# 3/8" Drawer Slides??



## elvspec (Nov 20, 2016)

I picked up a used chest of drawers and I need to replace the drawer slides. I thought no big deal but the problem is that the side clearance is a consistent 3/8" on one side and 7/16" on the other side. This is consistent on all seven drawers. 

There is no mfr. stamp on the existing slides and I've tried several mfr. to find a 3/8" thick slide. The only one I've found so far is "Shop Fox" which is a cheap 3/4" extension sold on Amazon and Grizzly. I'd prefer to have decent full extension slides.

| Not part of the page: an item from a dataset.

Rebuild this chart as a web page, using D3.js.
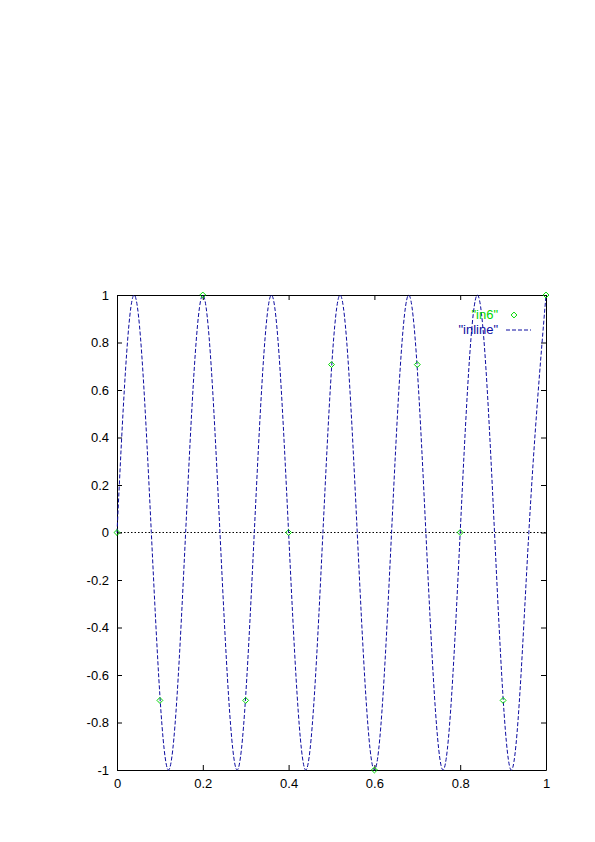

The bottom clearance is 1-1/2" and thinking I may have to use bottom mount slides if i can find some that fit that clearance which is probably not standard either.

Is anyone out there familiar with a mfr that makes slides for side clearance less than 1/2". Or have a different solution?

Any help is appreciated.


----------



## GeorgeC (Jul 30, 2008)

Can you route a groove in each side to accommodate standard slides?

George


----------



## Steve Neul (Sep 2, 2011)

If there is enough clearance perhaps you can modify the drawer box to use undermount slides.


----------



## elvspec (Nov 20, 2016)

GeorgeC said:


> Can you route a groove in each side to accommodate standard slides?
> 
> George


Thanks George but the rails are inaccessible since the unit is fully constructed.


----------



## elvspec (Nov 20, 2016)

Steve Neul said:


> If there is enough clearance perhaps you can modify the drawer box to use undermount slides.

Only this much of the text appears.